An investigation by the state Attorney General’s office later found the company’s financial data did not justify the hike.

Then there’s former Connecticut Insurance Commissioner Thomas Sullivan, who rubber-stamped a rate increase for some health plans offered by Anthem Blue Cross and Blue Shield by as much as 47%.

Sullivan said at the time health care reform required insurers to provide richer benefits and so insurers needed to pass along those costs to consumers. He seems to have ignored federal estimates that the new requirements would increase the company’s costs by 1% or 2%.

Sullivan will not have to explain his decision any more. He just started a new job at PricewaterhouseCoopers’s Hartford office, where he will be an executive in the firm’s financial services regulatory practice. Among his duties: advising insurer clients how to comply with health care reform requirements.

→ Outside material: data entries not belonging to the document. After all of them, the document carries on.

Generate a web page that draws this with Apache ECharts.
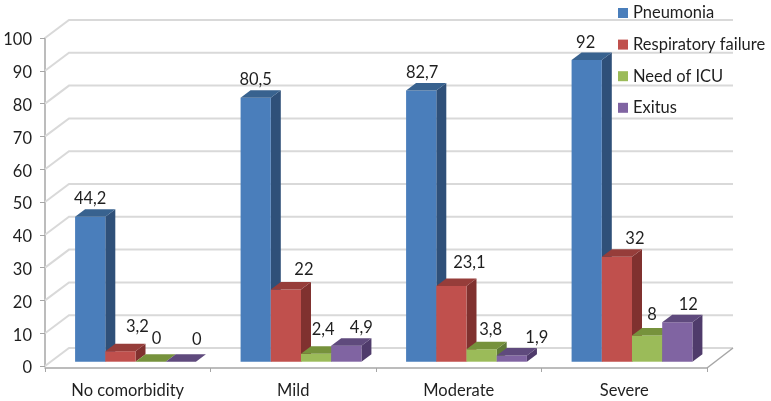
<!DOCTYPE html>
<html>
<head>
<meta charset="utf-8">
<style>html,body{margin:0;padding:0;background:#fff}#c{width:771px;height:401px}</style>
<script src="https://cdn.jsdelivr.net/npm/echarts@6/dist/echarts.min.js"></script>
</head>
<body>
<div id="c"></div>
<script>
var categories = ['No comorbidity', 'Mild', 'Moderate', 'Severe'];
var pneumonia = [44.2, 80.5, 82.7, 92];
var respiratoryFailure = [3.2, 22, 23.1, 32];
var needOfICU = [0, 2.4, 3.8, 8];
var exitus = [0, 4.9, 1.9, 12];
var yTicks = [0, 10, 20, 30, 40, 50, 60, 70, 80, 90, 100];

var seriesDefs = [
  {name: 'Pneumonia', values: pneumonia, front: '#4A7EBB', top: '#38628F', side: '#2F5079',
   shift: [[0, -18], [0, -18], [1, -18], [-1, -17]]},
  {name: 'Respiratory failure', values: respiratoryFailure, front: '#C0504D', top: '#963D3A', side: '#80312F',
   shift: [[17, -25], [18, -20], [18, -23], [18, -18]]},
  {name: 'Need of ICU', values: needOfICU, front: '#9BBB59', top: '#76923C', side: '#5F7A36',
   shift: [[6, -23], [7, -24], [9, -20], [5, -21]]},
  {name: 'Exitus', values: exitus, front: '#8064A2', top: '#5F4A7D', side: '#4F3B6B',
   shift: [[16, -22], [15, -18], [25, -18], [11, -18]]}
];

var WALL_DX = 24, WALL_DY = 18, BAR_DX = 10, BAR_DY = 7.5, BAR_INSET_Y = 4.3, BAR_SHIFT_X = 7.75, BAR_RATIO = 0.1825;
var FONT = '16.5px Lato, Carlito, sans-serif';

function renderWall(params, api) {
  var v = api.value(1);
  var cs = params.coordSys;
  var y = api.coord([0, v])[1];
  var left = cs.x, right = cs.x + cs.width;
  var style = {stroke: '#D9D9D9', lineWidth: 2, fill: null};
  var kids = [
    {type: 'polyline', shape: {points: [[left, y], [left + WALL_DX, y - WALL_DY], [right + WALL_DX + 2, y - WALL_DY]]}, style: style}
  ];
  if (v === 0) {
    kids.push({type: 'line', shape: {x1: right, y1: y + 2, x2: right + WALL_DX + 2, y2: y - WALL_DY},
      style: {stroke: '#A6A6A6', lineWidth: 1.5}});
  }
  return {type: 'group', children: kids};
}

function makeBarRenderer(def, idx) {
  return function (params, api) {
    var cat = api.value(0), val = api.value(1);
    var band = api.size([1, 0])[0];
    var w = band * BAR_RATIO;
    var c = api.coord([cat, val]);
    var c0 = api.coord([cat, 0]);
    var x0 = c[0] + BAR_SHIFT_X + (idx - 2) * w;
    var x1 = x0 + w;
    var base = c0[1] - BAR_INSET_Y;
    var top = c[1] - BAR_INSET_Y;
    var s = def.shift[params.dataIndex];
    var kids = [];
    if (val > 0) {
      kids.push({type: 'polygon', shape: {points: [[x1, top], [x1 + BAR_DX, top - BAR_DY], [x1 + BAR_DX, base - BAR_DY], [x1, base]]}, style: {fill: def.side}});
      kids.push({type: 'rect', shape: {x: x0, y: top, width: w, height: base - top}, style: {fill: def.front}});
    }
    kids.push({type: 'polygon', shape: {points: [[x0, top], [x1, top], [x1 + BAR_DX, top - BAR_DY], [x0 + BAR_DX, top - BAR_DY]]}, style: {fill: def.top}});
    kids.push({type: 'text', z2: 10, style: {text: String(val).replace('.', ','), x: (x0 + x1) / 2 + s[0], y: top + s[1],
      align: 'center', verticalAlign: 'middle', font: FONT, fill: '#1F1F1F'}});
    return {type: 'group', children: kids};
  };
}

var series = [{
  type: 'custom', name: 'walls', silent: true, z: 1,
  renderItem: renderWall,
  data: yTicks.map(function (t) { return [0, t]; })
}].concat(seriesDefs.map(function (def, i) {
  return {
    type: 'custom', name: def.name, z: 2 + i,
    itemStyle: {color: def.front},
    renderItem: makeBarRenderer(def, i),
    data: def.values.map(function (v, k) { return [k, v]; })
  };
}));

var chart = echarts.init(document.getElementById('c'), null, {renderer: 'canvas'});
chart.setOption({
  animation: false,
  backgroundColor: '#fff',
  legend: {
    data: seriesDefs.map(function (d) { return d.name; }),
    orient: 'vertical', left: 613, top: -1, itemWidth: 10, itemHeight: 10, itemGap: 13.6, icon: 'rect',
    selectedMode: false,
    textStyle: {fontFamily: 'Lato, sans-serif', fontSize: 16.5, color: '#1F1F1F', lineHeight: 18}
  },
  grid: {left: 45, right: 64, top: 38, bottom: 35, containLabel: false},
  xAxis: {
    type: 'category', data: categories, offset: 2,
    axisLine: {show: true, onZero: false, lineStyle: {color: '#A6A6A6', width: 1.5}},
    axisTick: {show: true, length: 4, lineStyle: {color: '#A6A6A6'}},
    axisLabel: {margin: 14, fontFamily: 'Lato, sans-serif', fontSize: 16.5, color: '#1F1F1F'}
  },
  yAxis: {
    type: 'value', min: 0, max: 100, interval: 10,
    axisLine: {show: true, lineStyle: {color: '#A6A6A6', width: 1.5}},
    axisTick: {show: true, length: 5, lineStyle: {color: '#A6A6A6'}},
    axisLabel: {margin: 13, formatter: '{n|{value}}',
      rich: {n: {fontFamily: 'Lato, sans-serif', fontSize: 16.5, color: '#1F1F1F', padding: [4, 0, 0, 0]}}},
    splitLine: {show: false}
  },
  series: series
});
</script>
</body>
</html>
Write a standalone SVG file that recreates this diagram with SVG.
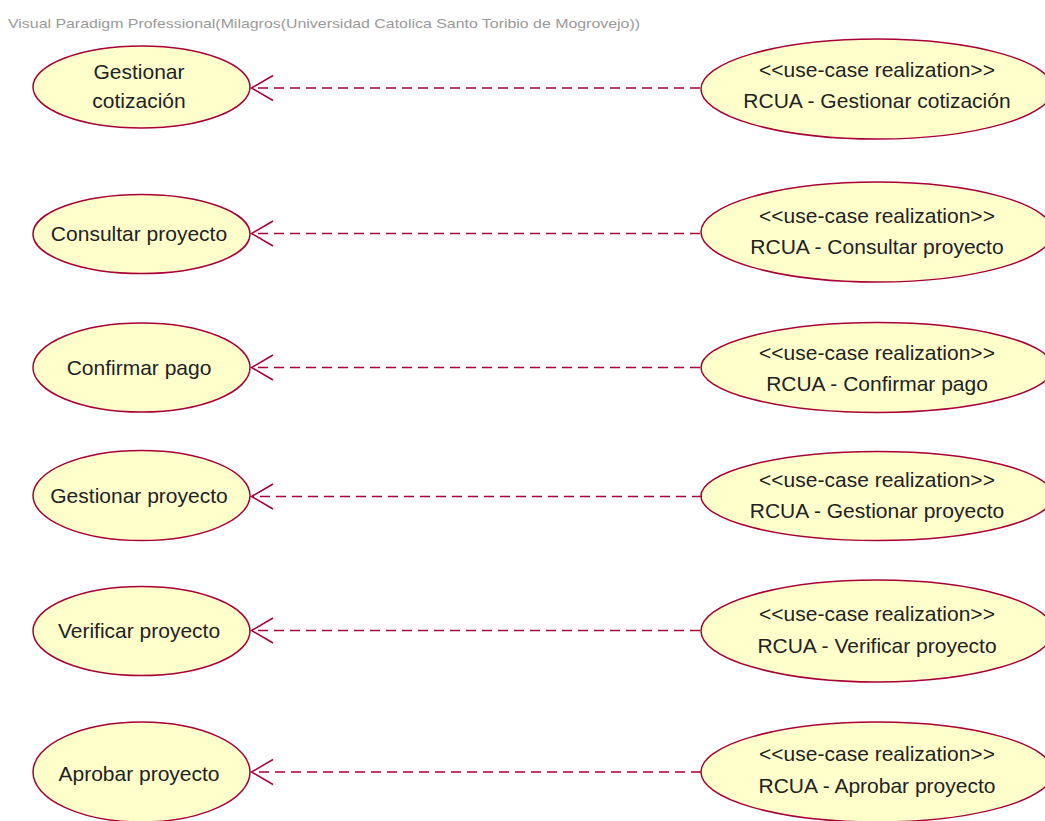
<svg xmlns="http://www.w3.org/2000/svg" width="1045" height="821" viewBox="0 0 1045 821">
<style>
.uc{fill:#FFFFCC;stroke:#A80036;stroke-width:1.5}
.t{font-family:"Liberation Sans",Arial,sans-serif;font-size:21px;fill:#222;text-anchor:middle}
.wm{font-family:"Liberation Sans",Arial,sans-serif;font-size:13px;fill:#9a9a9a}
.dep{stroke:#A80036;stroke-width:1.5;stroke-dasharray:10 6;fill:none}
.hd{stroke:#A80036;stroke-width:1.5;fill:none}
</style>
<rect width="1045" height="821" fill="#ffffff"/>
<text class="wm" x="8" y="28" textLength="632" lengthAdjust="spacingAndGlyphs">Visual Paradigm Professional(Milagros(Universidad Catolica Santo Toribio de Mogrovejo))</text>

<g id="uc-gestionar-cotizacion">
<ellipse class="uc" cx="141.5" cy="87" rx="108.5" ry="41"/>
<text class="t" x="139" y="79">Gestionar</text>
<text class="t" x="139" y="108">cotización</text>
</g>
<g id="uc-consultar-proyecto">
<ellipse class="uc" cx="141.5" cy="234" rx="108.5" ry="39.5"/>
<text class="t" x="139" y="241">Consultar proyecto</text>
</g>
<g id="uc-confirmar-pago">
<ellipse class="uc" cx="141.5" cy="367.5" rx="108.5" ry="44.5"/>
<text class="t" x="139" y="375">Confirmar pago</text>
</g>
<g id="uc-gestionar-proyecto">
<ellipse class="uc" cx="141.5" cy="495.5" rx="108.5" ry="45"/>
<text class="t" x="139" y="503">Gestionar proyecto</text>
</g>
<g id="uc-verificar-proyecto">
<ellipse class="uc" cx="141.5" cy="631" rx="108.5" ry="44.5"/>
<text class="t" x="139" y="638">Verificar proyecto</text>
</g>
<g id="uc-aprobar-proyecto">
<ellipse class="uc" cx="141.5" cy="772" rx="108.5" ry="50"/>
<text class="t" x="139" y="781">Aprobar proyecto</text>
</g>

<g id="rcua-gestionar-cotizacion">
<ellipse class="uc" cx="877" cy="89" rx="176" ry="50"/>
<text class="t" x="877" y="77">&lt;&lt;use-case realization&gt;&gt;</text>
<text class="t" x="877" y="108">RCUA - Gestionar cotización</text>
</g>
<g id="rcua-consultar-proyecto">
<ellipse class="uc" cx="877" cy="232" rx="176" ry="50"/>
<text class="t" x="877" y="223">&lt;&lt;use-case realization&gt;&gt;</text>
<text class="t" x="877" y="254">RCUA - Consultar proyecto</text>
</g>
<g id="rcua-confirmar-pago">
<ellipse class="uc" cx="877" cy="367.5" rx="176" ry="45"/>
<text class="t" x="877" y="360">&lt;&lt;use-case realization&gt;&gt;</text>
<text class="t" x="877" y="391">RCUA - Confirmar pago</text>
</g>
<g id="rcua-gestionar-proyecto">
<ellipse class="uc" cx="877" cy="496" rx="176" ry="44.5"/>
<text class="t" x="877" y="487">&lt;&lt;use-case realization&gt;&gt;</text>
<text class="t" x="877" y="518">RCUA - Gestionar proyecto</text>
</g>
<g id="rcua-verificar-proyecto">
<ellipse class="uc" cx="877" cy="631" rx="176" ry="51"/>
<text class="t" x="877" y="621">&lt;&lt;use-case realization&gt;&gt;</text>
<text class="t" x="877" y="653">RCUA - Verificar proyecto</text>
</g>
<g id="rcua-aprobar-proyecto">
<ellipse class="uc" cx="877" cy="772" rx="176" ry="50"/>
<text class="t" x="877" y="761">&lt;&lt;use-case realization&gt;&gt;</text>
<text class="t" x="877" y="793">RCUA - Aprobar proyecto</text>
</g>

<g id="connectors">
<line class="dep" x1="700" y1="88" x2="252" y2="88"/>
<polyline class="hd" points="273,75.5 251.5,88 273,100.5"/>
<line class="dep" x1="700" y1="233.5" x2="252" y2="233.5"/>
<polyline class="hd" points="273,221 251.5,233.5 273,246"/>
<line class="dep" x1="700" y1="367.5" x2="252" y2="367.5"/>
<polyline class="hd" points="273,355 251.5,367.5 273,380"/>
<line class="dep" x1="702" y1="496.5" x2="252" y2="496.5"/>
<polyline class="hd" points="273,484 251.5,496.5 273,509"/>
<line class="dep" x1="700" y1="630.5" x2="252" y2="630.5"/>
<polyline class="hd" points="273,618 251.5,630.5 273,643"/>
<line class="dep" x1="701" y1="772" x2="252" y2="772"/>
<polyline class="hd" points="273,759.5 251.5,772 273,784.5"/>
</g>
</svg>
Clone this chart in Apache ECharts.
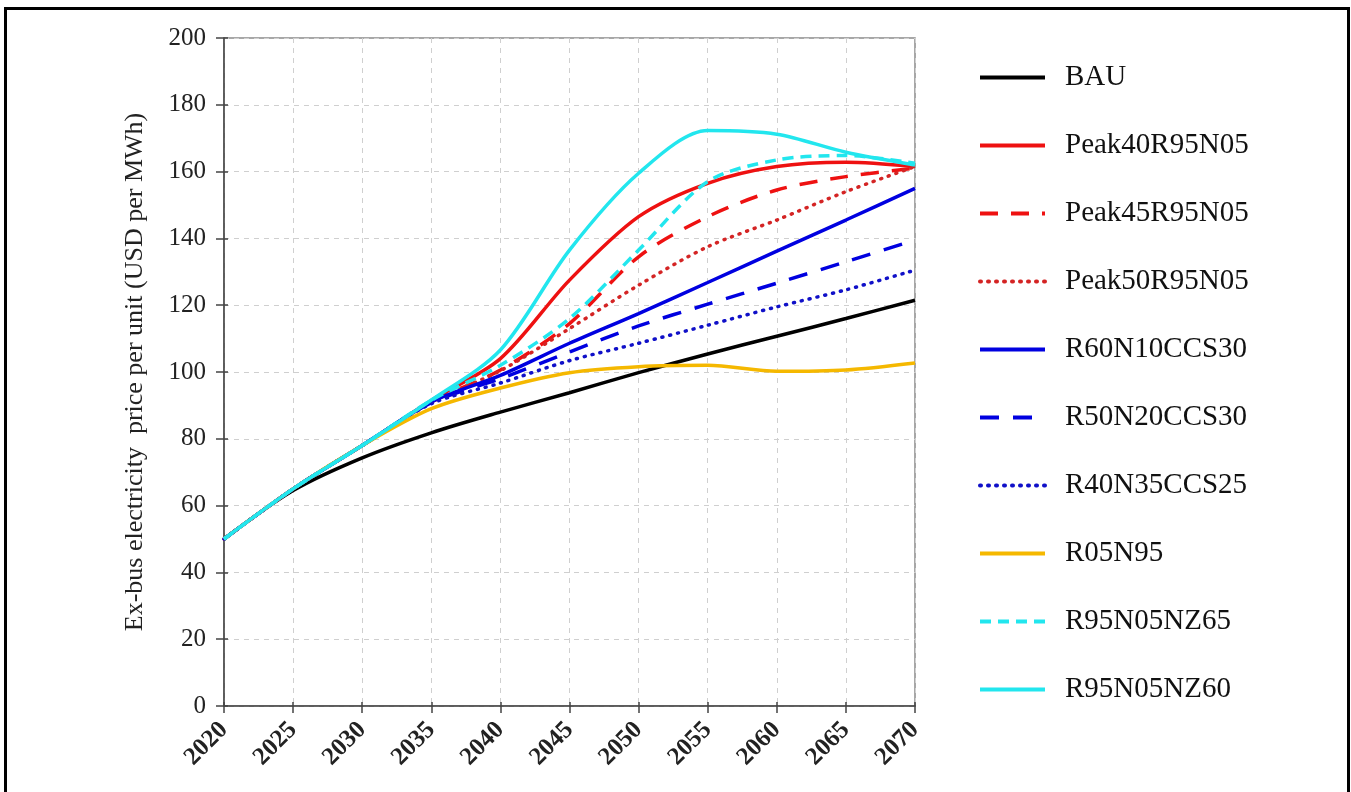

That raises the other problem with insurance commissioners. Many come from the insurance industry and often go to the industry when they leave office. So the regulator becomes part of the regulated.

That may help explain why so many commissioners too readily accepted the steady march of many health insurance companies from not-for-profit organizations to public corporations. It used to be that most health insurers were nonprofits. To me, that is the right way to do health insurance.

I think health care should be motivated by a desire to relieve illness, pain, suffering, and the grief that goes with those realities. Putting shareholders and executive bonuses into the equation can result in corporate decisions based more on profit than on the common weal.

But I digress.

It certainly would be an oversight to ignore what the NAIC and the individual state commissioners do right.

A recent example was when Congress handed the NAIC the task of recommending to the U.S. Department of Health and Human Services (HHS) how the Affordable Care Act’s medical loss ratio (MLR) provision should be imposed. The commissioners’ final recommendations adopted some industry requests, but at the NAIC’s fall meeting in Orlando, largely reflected the advice of consumer reps.

The fact that the NAIC can and does listen to the public is gratifying.

Perhaps a federal system of insurance regulation would better serve America. But on balance, the NAIC and the individual commissioners who comprise it are trying to do right by the public.